Tourism is part of the Danish business sector that has long been growing. Among Denmark’s most visited destinations are Copenhagen’s sights with Tivoli and Christiania at the forefront, the Legoland amusement park in Billund, the cathedral in Roskilde with a number of the Danish kings and queens’ tombs, Frederiksborg castle in Hillerød, Odense with HC Andersen’s childhood home, Kronborg castle in Helsingør, the castles Knuthenborg and Aalholm with safari park and veteran car museum, both on Lolland, and the open-air museum Den Gamle By in Aarhus. Less known is the area Rebild Bakker in North Jutland, which is frequented by many Danish-Americans. In addition, a number of theme parks for summer tourists in the countryside.
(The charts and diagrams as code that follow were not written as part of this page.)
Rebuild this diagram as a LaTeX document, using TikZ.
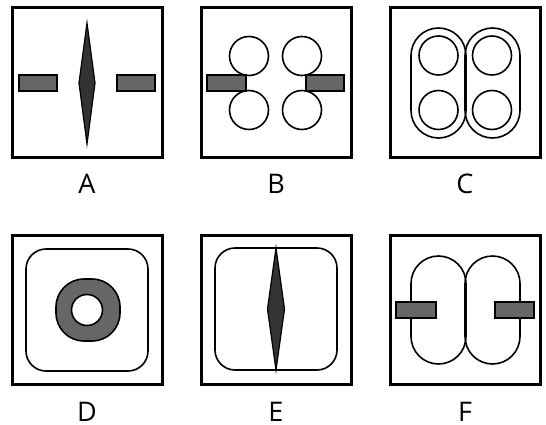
\documentclass[tikz,border=0pt]{standalone}
\usepackage{fontspec}
\setmainfont{Open Sans}
\definecolor{bargray}{HTML}{666666}
\definecolor{darkgray}{HTML}{333333}
\tikzset{
    panel/.style={draw, line width=3pt},
    outline/.style={draw, line width=1.6pt},
    bar/.style={draw, line width=1.2pt, fill=bargray},
    needle/.style={draw, line width=1.2pt, fill=darkgray, line join=miter},
    caption/.style={font=\fontsize{27}{32}\selectfont, anchor=base, inner sep=0pt}
}
\begin{document}
\begin{tikzpicture}[x=1pt, y=-1pt]
        \useasboundingbox (0, 0) rectangle (546, 425);
        % frames and letters
        \foreach \px/\py/\name in {87/82.5/A, 276/82.5/B, 465/82.5/C, 87/310/D, 276/310/E, 465/310/F} {
            \draw[panel] (\px-75, \py-74.5) rectangle (\px+75, \py+74.5);
            \node[caption] (label\name) at (\px, \py+111) {\name};
        }
        % A
        \draw[needle] (87, 23) -- (95, 83) -- (87, 144) -- (79, 83) -- cycle;
        \draw[bar] (19, 75) rectangle (57, 91);
        \draw[bar] (117, 75) rectangle (155, 91);
        % B
        \foreach \cx in {249, 302} {
            \draw[outline] (\cx, 56) circle (19.5);
            \draw[outline] (\cx, 110) circle (19.5);
        }
        \draw[bar] (207, 75) rectangle (246, 91);
        \draw[bar] (306, 75) rectangle (344, 91);
        % C
        \draw[outline, rounded corners=27.5pt] (411, 28) rectangle (466, 138);
        \draw[outline, rounded corners=27.5pt] (465, 28) rectangle (520, 138);
        \foreach \cx in {438.5, 492} {
            \draw[outline] (\cx, 55.5) circle (19.5);
            \draw[outline] (\cx, 110) circle (19.5);
        }
        % D
        \draw[outline, rounded corners=20pt] (26, 249) rectangle (148, 371);
        \draw[bar, line width=1.6pt, rounded corners=28pt] (56, 279) rectangle (120, 341);
        \draw[outline, fill=white] (87, 310) circle (15.5);
        % E
        \draw[outline, rounded corners=20pt] (215, 248) rectangle (337, 370);
        \draw[needle] (276, 248) -- (284.5, 309) -- (276, 370) -- (267.5, 309) -- cycle;
        % F
        \draw[outline, rounded corners=27.5pt] (411, 256) rectangle (466, 364);
        \draw[outline, rounded corners=27.5pt] (465, 256) rectangle (520, 364);
        \draw[bar] (396, 302) rectangle (436, 318);
        \draw[bar] (495, 302) rectangle (534, 318);
    \end{tikzpicture}
\end{document}
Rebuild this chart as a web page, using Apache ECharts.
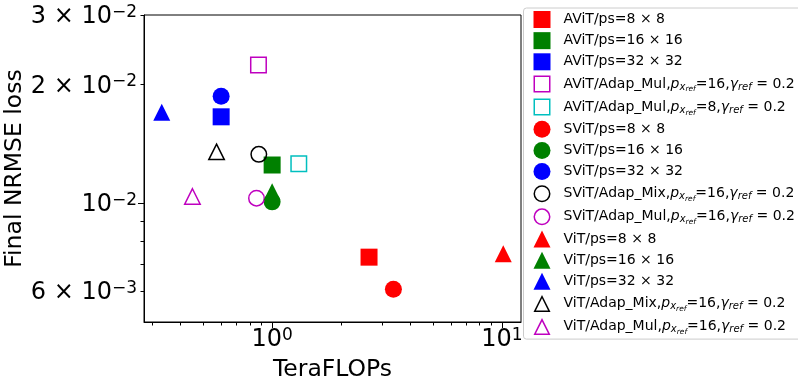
<!DOCTYPE html>
<html>
<head>
<meta charset="utf-8">
<script src="https://cdn.jsdelivr.net/npm/echarts@6/dist/echarts.min.js"></script>
<style>html,body{margin:0;padding:0;background:#fff}#main{width:798px;height:381px}</style>
</head>
<body>
<div id="main"></div>
<script>
var seriesNames = [
  'AViT/ps=8 × 8', 'AViT/ps=16 × 16', 'AViT/ps=32 × 32',
  'AViT/Adap_Mul,p16,g0.2', 'AViT/Adap_Mul,p8,g0.2',
  'SViT/ps=8 × 8', 'SViT/ps=16 × 16', 'SViT/ps=32 × 32',
  'SViT/Adap_Mix,p16,g0.2', 'SViT/Adap_Mul,p16,g0.2',
  'ViT/ps=8 × 8', 'ViT/ps=16 × 16', 'ViT/ps=32 × 32',
  'ViT/Adap_Mix,p16,g0.2', 'ViT/Adap_Mul,p16,g0.2'
];
var legendLabels = [
  '{t|AViT/ps=8 × 8}', '{t|AViT/ps=16 × 16}', '{t|AViT/ps=32 × 32}',
  '{t|AViT/Adap_Mul,}{i|p}{s|x}{ss|ref}{t|=16,}{i|γ}{s|ref}{t| = 0.2}',
  '{t|AViT/Adap_Mul,}{i|p}{s|x}{ss|ref}{t|=8,}{i|γ}{s|ref}{t| = 0.2}',
  '{t|SViT/ps=8 × 8}', '{t|SViT/ps=16 × 16}', '{t|SViT/ps=32 × 32}',
  '{t|SViT/Adap_Mix,}{i|p}{s|x}{ss|ref}{t|=16,}{i|γ}{s|ref}{t| = 0.2}',
  '{t|SViT/Adap_Mul,}{i|p}{s|x}{ss|ref}{t|=16,}{i|γ}{s|ref}{t| = 0.2}',
  '{t|ViT/ps=8 × 8}', '{t|ViT/ps=16 × 16}', '{t|ViT/ps=32 × 32}',
  '{t|ViT/Adap_Mix,}{i|p}{s|x}{ss|ref}{t|=16,}{i|γ}{s|ref}{t| = 0.2}',
  '{t|ViT/Adap_Mul,}{i|p}{s|x}{ss|ref}{t|=16,}{i|γ}{s|ref}{t| = 0.2}'
];
// TeraFLOPs
var flops = [2.64, 1.0, 0.60, 0.872, 1.306, 3.37, 1.0, 0.60, 0.875, 0.855, 10.13, 1.0, 0.331, 0.573, 0.450];
// final NRMSE loss
var nrmse = [0.0073, 0.0125, 0.01656, 0.0224, 0.0126, 0.00605, 0.01008, 0.01866, 0.0133, 0.0103, 0.00745, 0.0107, 0.0170, 0.0135, 0.0104];

var xMajorTicks = [1, 10];
var xMinorTicks = [0.3, 0.4, 0.5, 0.6, 0.7, 0.8, 0.9, 2, 3, 4, 5, 6, 7, 8, 9];
var yLabelTicks = [0.006, 0.01, 0.02, 0.03];
var yLabelText = ['{b|6 × 10}{sup|−3}', '{b|10}{sup|−2}', '{b|2 × 10}{sup|−2}', '{b|3 × 10}{sup|−2}'];
var yMajorTicks = [0.01];
var yMinorTicks = [0.006, 0.007, 0.008, 0.009, 0.02, 0.03];

var colors = ['#ff0000', '#008000', '#0000ff', '#bf00bf', '#00bfbf',
  '#ff0000', '#008000', '#0000ff', '#000000', '#bf00bf',
  '#ff0000', '#008000', '#0000ff', '#000000', '#bf00bf'];
var symbols = ['rect', 'rect', 'rect', 'rect', 'rect',
  'circle', 'circle', 'circle', 'circle', 'circle',
  'triangle', 'triangle', 'triangle', 'triangle', 'triangle'];
var hollow = [0, 0, 0, 1, 1, 0, 0, 0, 1, 1, 0, 0, 0, 1, 1];

// ring-shaped legend icons for the hollow markers (outline drawn as a filled ring)
var ringIcons = {
  rect: 'path://M0,0L17,0L17,17L0,17Z M1.5,1.5L1.5,15.5L15.5,15.5L15.5,1.5Z',
  circle: 'path://M8.5,0A8.5,8.5,0,1,1,8.5,17A8.5,8.5,0,1,1,8.5,0Z M8.5,1.5A7,7,0,1,0,8.5,15.5A7,7,0,1,0,8.5,1.5Z',
  triangle: 'path://M8.5,0L17,17L0,17Z M8.5,3.35L2.43,15.5L14.57,15.5Z'
};

var FONT = 'DejaVu Sans';
var tickRich = {
  b: {fontSize: 24, lineHeight: 26, fontFamily: FONT, color: '#000'},
  sup: {fontSize: 17, lineHeight: 17, verticalAlign: 'top', fontFamily: FONT, color: '#000'}
};

var chart = echarts.init(document.getElementById('main'));

var series = seriesNames.map(function (n, i) {
  return {
    name: n,
    type: 'scatter',
    xAxisIndex: 0,
    yAxisIndex: 0,
    symbol: symbols[i],
    symbolSize: hollow[i] ? 15.5 : 17,
    itemStyle: hollow[i]
      ? {color: 'none', borderColor: colors[i], borderWidth: 1.5, opacity: 1}
      : {color: colors[i], borderWidth: 0, opacity: 1},
    data: [[flops[i], nrmse[i]]]
  };
});

var legendData = seriesNames.map(function (n, i) {
  if (!hollow[i]) return {name: n};
  return {name: n, icon: ringIcons[symbols[i]], itemStyle: {color: colors[i], borderWidth: 0}};
});

var option = {
  animation: false,
  textStyle: {fontFamily: FONT},
  grid: {
    show: true, borderColor: '#000', borderWidth: 1,
    left: 144, top: 15, width: 377, height: 307,
    containLabel: false, outerBoundsMode: 'none'
  },
  xAxis: [{
    type: 'log', min: 0.277, max: 12.1, position: 'bottom',
    name: 'TeraFLOPs', nameLocation: 'middle', nameGap: 36,
    nameTextStyle: {fontSize: 23.5, color: '#000', fontFamily: FONT},
    axisLine: {show: true, lineStyle: {color: '#000', width: 1}},
    axisTick: {show: true, length: 6, lineStyle: {color: '#000'}, customValues: xMajorTicks},
    axisLabel: {
      margin: 5, customValues: xMajorTicks, color: '#000',
      formatter: function (v) { return '{b|10}{sup|' + Math.round(Math.log10(v)) + '}'; },
      rich: tickRich
    },
    splitLine: {show: false}
  }, {
    type: 'log', min: 0.277, max: 12.1, position: 'bottom',
    axisLine: {show: false},
    axisTick: {show: true, length: 3.5, lineStyle: {color: '#000'}, customValues: xMinorTicks},
    axisLabel: {show: false},
    splitLine: {show: false}
  }],
  yAxis: [{
    type: 'log', min: 0.005, max: 0.03, position: 'left',
    name: 'Final NRMSE loss', nameLocation: 'middle', nameGap: 109,
    nameTextStyle: {fontSize: 23.5, color: '#000', fontFamily: FONT},
    axisLine: {show: true, lineStyle: {color: '#000', width: 1}},
    axisTick: {show: true, length: 6, lineStyle: {color: '#000'}, customValues: yMajorTicks},
    axisLabel: {
      margin: 7, customValues: yLabelTicks, color: '#000', padding: [4, 0, 0, 0],
      formatter: function (v) {
        var best = 0;
        for (var k = 1; k < yLabelTicks.length; k++) {
          if (Math.abs(yLabelTicks[k] - v) < Math.abs(yLabelTicks[best] - v)) best = k;
        }
        return yLabelText[best];
      },
      rich: tickRich
    },
    splitLine: {show: false}
  }, {
    type: 'log', min: 0.005, max: 0.03, position: 'left',
    axisLine: {show: false},
    axisTick: {show: true, length: 3.5, lineStyle: {color: '#000'}, customValues: yMinorTicks},
    axisLabel: {show: false},
    splitLine: {show: false}
  }],
  legend: {
    orient: 'vertical',
    left: 523.5, top: 8,
    padding: [3, 12, 3, 10],
    itemWidth: 17, itemHeight: 17, itemGap: 4.15,
    backgroundColor: 'rgba(255,255,255,0.8)',
    borderColor: '#cccccc', borderWidth: 1, borderRadius: 3,
    selectedMode: false,
    data: legendData,
    formatter: function (name) { return legendLabels[seriesNames.indexOf(name)]; },
    textStyle: {
      fontSize: 14, color: '#000', fontFamily: FONT, lineHeight: 17,
      padding: [0, 0, 0, 8],
      rich: {
        t: {fontSize: 14, lineHeight: 17, fontFamily: FONT, color: '#000'},
        i: {fontSize: 14, fontStyle: 'italic', lineHeight: 17, fontFamily: FONT, color: '#000'},
        s: {fontSize: 10, fontStyle: 'italic', lineHeight: 17, padding: [6, 0, 0, 0], fontFamily: FONT, color: '#000'},
        ss: {fontSize: 7.5, fontStyle: 'italic', lineHeight: 17, padding: [11, 0, 0, 0], fontFamily: FONT, color: '#000'}
      }
    }
  },
  series: series
};

chart.setOption(option);
</script>
</body>
</html>
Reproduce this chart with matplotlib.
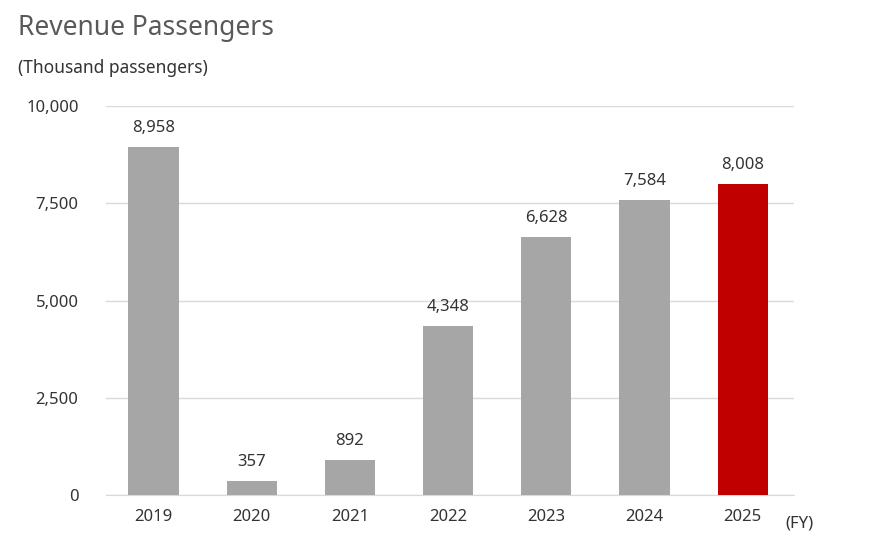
import matplotlib
matplotlib.use("Agg")
import matplotlib.pyplot as plt

years = ["2019", "2020", "2021", "2022", "2023", "2024", "2025"]
values = [8958, 357, 892, 4348, 6628, 7584, 8008]
colors = ["#a6a6a6"] * 6 + ["#c00000"]
yticks = [0, 2500, 5000, 7500, 10000]

plt.rcParams['font.family'] = ['Noto Sans', 'DejaVu Sans']
fig = plt.figure(figsize=(8.79, 5.41), dpi=100)
ax = fig.add_axes([0.121, 0.085, 0.782, 0.719])
x = range(len(years))
ax.bar(x, values, width=0.51, color=colors, zorder=3)
for i, v in zip(x, values):
    ax.text(i, v + 280, f"{v:,}", ha="center", va="bottom", fontsize=12, color="#333333")
ax.set_xlim(-0.48, 6.52)
ax.set_ylim(0, 10000)
ax.set_yticks(yticks)
ax.set_yticklabels([f"{t:,}" for t in yticks])
ax.set_xticks(list(x))
ax.set_xticklabels(years)
ax.grid(axis="y", color="#d9d9d9", linewidth=1, zorder=0)
for s in ["top", "right", "left"]:
    ax.spines[s].set_visible(False)
ax.spines["bottom"].set_color("#d9d9d9")
ax.tick_params(length=0, labelsize=12, colors="#333333")
ax.tick_params(axis="x", pad=10)
ax.tick_params(axis="y", pad=20)
fig.text(0.02, 0.948, "Revenue Passengers", fontsize=19, color="#595959", va="center")
fig.text(0.02, 0.874, "(Thousand passengers)", fontsize=12.5, color="#333333", va="center")
fig.text(0.893, 0.032, "(FY)", fontsize=12, color="#333333", va="center")
fig.savefig("out.png", dpi=100)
Denmark is a popular holiday country. The Legoland Park in Billund in Jutland is one of the country’s major tourist attractions. Here you will find well-known buildings from home and abroad, built of lego blocks, in addition to rollercoasters and other attractions.
Inn and summer house tourism constitutes a large proportion of the industry and is largely located to Jutland and northern Zealand, but also to the islands in the Wadden Sea and the South Funen Archipelago. Most foreign tourists come from Germany, but Norwegians are also strongly represented.
Denmark’s location means that the country also has significant transit traffic of tourists on their way to and from the rest of Scandinavia. A number of ferry connections take care of this traffic, but more importantly, the Scandinavian peninsula now has rail and highways to the continent via the Øresund S and Storebælt connections.